I've finally bought the book
ShaderX 4 and it just arrived from Amazon. Lots of people have printed their names in there and its funny to have met or had email contact with some of them already. Makes the book feel a bit familiar. :) Anyway, I'm about one year too late, looks like ShaderX 5 will be released soon.
But who cares, especially for those shader books it is not that critical not to be up to date: Even today, only about a quarter of all end users (I'm talking about gamers) have hardware capable of rendering graphics using Shader Model 3. And even that doesn't mean anything: A graphics accelerator reporting that it is able to do SM3 doesn't mean that it also is able to draw those graphics with usable speed. So if I start programming nice SM3 grade graphics, not much people will really see a lot of it.

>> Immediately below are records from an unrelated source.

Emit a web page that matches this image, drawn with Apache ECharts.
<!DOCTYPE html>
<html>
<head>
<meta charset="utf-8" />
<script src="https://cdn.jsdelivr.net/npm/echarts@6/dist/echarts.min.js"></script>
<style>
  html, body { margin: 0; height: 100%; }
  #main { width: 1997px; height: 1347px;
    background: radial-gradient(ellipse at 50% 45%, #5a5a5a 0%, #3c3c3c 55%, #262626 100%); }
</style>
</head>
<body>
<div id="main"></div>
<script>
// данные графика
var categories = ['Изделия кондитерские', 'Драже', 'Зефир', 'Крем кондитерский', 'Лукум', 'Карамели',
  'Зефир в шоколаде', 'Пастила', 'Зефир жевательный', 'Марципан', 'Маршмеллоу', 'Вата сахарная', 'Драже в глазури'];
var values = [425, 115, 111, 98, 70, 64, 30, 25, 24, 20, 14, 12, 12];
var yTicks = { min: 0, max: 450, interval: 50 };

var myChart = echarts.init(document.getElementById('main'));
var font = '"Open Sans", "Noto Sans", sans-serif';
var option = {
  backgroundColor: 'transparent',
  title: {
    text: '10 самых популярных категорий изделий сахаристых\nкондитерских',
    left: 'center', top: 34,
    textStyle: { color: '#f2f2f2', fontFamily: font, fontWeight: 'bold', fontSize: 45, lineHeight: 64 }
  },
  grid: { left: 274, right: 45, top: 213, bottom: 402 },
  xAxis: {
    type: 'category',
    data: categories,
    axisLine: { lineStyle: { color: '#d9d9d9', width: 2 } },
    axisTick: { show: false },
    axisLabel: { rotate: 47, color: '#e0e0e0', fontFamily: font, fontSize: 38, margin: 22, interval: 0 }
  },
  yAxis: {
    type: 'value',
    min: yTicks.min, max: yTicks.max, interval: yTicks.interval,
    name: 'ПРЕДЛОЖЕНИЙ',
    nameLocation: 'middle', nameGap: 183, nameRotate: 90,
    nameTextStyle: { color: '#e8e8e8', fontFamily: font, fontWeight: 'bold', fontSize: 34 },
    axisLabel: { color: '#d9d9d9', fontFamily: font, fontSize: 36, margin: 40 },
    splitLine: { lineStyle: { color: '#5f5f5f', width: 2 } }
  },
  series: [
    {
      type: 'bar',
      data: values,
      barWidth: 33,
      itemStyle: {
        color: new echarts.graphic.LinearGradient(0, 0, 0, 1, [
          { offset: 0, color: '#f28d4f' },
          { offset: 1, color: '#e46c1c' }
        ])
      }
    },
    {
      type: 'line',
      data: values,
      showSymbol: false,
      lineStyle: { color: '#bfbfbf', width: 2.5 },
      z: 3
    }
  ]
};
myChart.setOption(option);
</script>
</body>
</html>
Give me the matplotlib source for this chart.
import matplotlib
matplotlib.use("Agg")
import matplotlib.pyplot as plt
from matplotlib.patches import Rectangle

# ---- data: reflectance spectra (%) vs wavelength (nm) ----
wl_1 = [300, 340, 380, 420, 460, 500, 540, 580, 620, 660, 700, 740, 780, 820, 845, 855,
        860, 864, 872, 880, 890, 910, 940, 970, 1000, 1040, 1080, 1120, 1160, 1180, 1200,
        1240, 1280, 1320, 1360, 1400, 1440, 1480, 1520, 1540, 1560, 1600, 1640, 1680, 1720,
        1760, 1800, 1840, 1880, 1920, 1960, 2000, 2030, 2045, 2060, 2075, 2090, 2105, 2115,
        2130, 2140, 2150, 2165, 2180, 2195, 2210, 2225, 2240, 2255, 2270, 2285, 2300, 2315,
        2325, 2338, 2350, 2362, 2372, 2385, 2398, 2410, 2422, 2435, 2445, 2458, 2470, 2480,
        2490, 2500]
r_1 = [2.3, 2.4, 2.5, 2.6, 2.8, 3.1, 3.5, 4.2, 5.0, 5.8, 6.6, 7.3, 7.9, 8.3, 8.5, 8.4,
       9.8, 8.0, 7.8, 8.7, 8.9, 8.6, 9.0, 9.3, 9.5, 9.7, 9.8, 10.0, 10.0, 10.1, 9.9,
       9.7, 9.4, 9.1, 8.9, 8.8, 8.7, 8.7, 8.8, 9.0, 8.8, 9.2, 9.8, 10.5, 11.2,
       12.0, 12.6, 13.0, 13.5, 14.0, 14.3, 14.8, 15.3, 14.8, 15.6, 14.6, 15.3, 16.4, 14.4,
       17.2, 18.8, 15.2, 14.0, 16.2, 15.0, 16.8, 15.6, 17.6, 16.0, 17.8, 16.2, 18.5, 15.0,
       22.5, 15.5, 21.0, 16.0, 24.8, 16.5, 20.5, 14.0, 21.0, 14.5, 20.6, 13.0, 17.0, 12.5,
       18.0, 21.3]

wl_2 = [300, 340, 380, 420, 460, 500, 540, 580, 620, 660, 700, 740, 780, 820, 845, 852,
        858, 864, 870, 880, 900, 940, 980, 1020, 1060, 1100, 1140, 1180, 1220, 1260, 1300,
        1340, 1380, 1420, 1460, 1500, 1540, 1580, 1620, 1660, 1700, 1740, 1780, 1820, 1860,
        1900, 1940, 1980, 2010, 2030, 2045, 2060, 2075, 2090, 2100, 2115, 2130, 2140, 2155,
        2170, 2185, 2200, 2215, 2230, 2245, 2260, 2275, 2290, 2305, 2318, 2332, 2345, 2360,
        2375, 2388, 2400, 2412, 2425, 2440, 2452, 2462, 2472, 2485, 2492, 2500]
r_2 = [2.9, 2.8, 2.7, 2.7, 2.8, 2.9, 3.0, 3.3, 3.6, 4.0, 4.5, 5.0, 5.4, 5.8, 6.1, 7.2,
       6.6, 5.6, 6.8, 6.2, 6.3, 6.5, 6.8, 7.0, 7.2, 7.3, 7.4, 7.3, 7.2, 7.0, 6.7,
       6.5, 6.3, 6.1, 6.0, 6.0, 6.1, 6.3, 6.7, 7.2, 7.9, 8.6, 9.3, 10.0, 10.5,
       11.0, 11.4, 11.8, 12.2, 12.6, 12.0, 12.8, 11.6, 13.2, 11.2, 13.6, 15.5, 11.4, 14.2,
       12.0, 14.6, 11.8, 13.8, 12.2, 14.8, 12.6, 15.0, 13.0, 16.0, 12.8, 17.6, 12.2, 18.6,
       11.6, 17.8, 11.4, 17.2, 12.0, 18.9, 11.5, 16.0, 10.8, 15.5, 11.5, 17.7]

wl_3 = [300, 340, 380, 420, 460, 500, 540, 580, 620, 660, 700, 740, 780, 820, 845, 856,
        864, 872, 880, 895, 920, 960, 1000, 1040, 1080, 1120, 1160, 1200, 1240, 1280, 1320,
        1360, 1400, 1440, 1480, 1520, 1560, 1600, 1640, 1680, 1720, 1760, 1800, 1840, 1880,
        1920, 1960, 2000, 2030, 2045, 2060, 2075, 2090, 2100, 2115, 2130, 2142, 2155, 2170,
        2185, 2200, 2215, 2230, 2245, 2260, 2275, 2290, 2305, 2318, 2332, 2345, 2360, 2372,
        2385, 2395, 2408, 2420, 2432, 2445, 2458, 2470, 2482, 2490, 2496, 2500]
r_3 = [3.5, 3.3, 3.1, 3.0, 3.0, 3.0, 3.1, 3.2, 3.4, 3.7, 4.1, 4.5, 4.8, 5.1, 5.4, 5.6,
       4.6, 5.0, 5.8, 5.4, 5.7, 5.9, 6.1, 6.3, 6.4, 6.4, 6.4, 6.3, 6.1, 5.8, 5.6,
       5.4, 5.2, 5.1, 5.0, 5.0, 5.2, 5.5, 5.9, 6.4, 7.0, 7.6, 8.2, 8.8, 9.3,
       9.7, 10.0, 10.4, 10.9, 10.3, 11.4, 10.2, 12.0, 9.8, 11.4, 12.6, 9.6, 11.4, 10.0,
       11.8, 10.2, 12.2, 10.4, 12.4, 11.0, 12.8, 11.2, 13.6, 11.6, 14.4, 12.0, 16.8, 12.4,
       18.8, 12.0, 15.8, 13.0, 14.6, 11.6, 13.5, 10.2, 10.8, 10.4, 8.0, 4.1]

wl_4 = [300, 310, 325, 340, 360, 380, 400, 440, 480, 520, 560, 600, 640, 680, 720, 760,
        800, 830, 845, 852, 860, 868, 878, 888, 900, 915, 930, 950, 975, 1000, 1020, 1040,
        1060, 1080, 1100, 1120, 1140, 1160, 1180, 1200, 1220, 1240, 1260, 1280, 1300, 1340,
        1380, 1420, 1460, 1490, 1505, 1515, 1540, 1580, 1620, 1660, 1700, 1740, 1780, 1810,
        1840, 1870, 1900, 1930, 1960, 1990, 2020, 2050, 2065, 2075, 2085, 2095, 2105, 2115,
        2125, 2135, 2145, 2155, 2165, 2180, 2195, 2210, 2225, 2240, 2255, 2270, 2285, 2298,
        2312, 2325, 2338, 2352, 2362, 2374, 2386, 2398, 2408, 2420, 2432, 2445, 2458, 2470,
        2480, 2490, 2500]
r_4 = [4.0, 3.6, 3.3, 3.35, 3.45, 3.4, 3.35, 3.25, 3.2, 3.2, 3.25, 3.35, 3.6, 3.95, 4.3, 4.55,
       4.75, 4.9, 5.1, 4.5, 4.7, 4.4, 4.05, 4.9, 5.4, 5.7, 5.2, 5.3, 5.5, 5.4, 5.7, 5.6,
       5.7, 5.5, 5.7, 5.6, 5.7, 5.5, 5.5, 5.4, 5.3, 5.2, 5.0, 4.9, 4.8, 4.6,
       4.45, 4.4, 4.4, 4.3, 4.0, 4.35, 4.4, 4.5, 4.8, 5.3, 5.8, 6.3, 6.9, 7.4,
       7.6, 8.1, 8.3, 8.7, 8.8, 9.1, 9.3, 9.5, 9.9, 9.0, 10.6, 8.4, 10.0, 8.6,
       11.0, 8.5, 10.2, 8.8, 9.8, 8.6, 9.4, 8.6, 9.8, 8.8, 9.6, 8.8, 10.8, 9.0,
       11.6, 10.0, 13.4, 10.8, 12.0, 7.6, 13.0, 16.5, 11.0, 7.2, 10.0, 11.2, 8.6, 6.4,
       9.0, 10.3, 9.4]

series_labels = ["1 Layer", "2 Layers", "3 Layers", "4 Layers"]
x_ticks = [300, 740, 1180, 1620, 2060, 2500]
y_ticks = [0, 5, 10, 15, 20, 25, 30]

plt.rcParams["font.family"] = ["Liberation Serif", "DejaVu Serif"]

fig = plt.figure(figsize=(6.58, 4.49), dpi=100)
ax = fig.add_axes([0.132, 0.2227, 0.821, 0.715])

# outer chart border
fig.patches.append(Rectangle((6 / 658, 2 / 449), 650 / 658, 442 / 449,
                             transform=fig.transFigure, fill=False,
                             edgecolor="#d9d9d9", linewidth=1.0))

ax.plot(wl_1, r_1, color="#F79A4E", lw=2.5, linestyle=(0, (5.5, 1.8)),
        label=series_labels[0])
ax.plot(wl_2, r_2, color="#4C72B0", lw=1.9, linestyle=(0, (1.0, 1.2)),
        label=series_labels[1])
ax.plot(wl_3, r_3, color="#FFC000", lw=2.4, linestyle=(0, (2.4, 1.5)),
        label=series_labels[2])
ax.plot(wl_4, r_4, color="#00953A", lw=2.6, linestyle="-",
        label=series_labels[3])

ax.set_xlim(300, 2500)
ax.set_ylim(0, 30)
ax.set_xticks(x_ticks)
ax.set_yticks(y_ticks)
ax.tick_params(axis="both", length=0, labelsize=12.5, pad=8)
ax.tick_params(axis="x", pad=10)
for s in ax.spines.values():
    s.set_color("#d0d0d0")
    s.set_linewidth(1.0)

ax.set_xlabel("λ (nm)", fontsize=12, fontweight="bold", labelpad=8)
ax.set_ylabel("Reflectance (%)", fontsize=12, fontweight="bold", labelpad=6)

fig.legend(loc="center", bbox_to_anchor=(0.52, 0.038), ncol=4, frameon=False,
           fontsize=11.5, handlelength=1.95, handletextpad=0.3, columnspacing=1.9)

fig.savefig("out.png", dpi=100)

BTW: This situation will stay or even get worse: Direct3D 10 removed all min/max capabilities from the spec, so hardware is able to do D3D10 or not. There is nothing in between. The problem: Of course the spec doesn't talk about speed anywhere (at least I didn't see anyhting like that) and most vendors will be happy to display a 'Made for D3D10' tag on their boxes, ignoring speed. Who cares about hardware able to execute hundreds of shader instructions per pixel, if you can only draw a dozen of pixels that way?
Ok, enough off topic. Looking forward to find some time to read some articles of that book.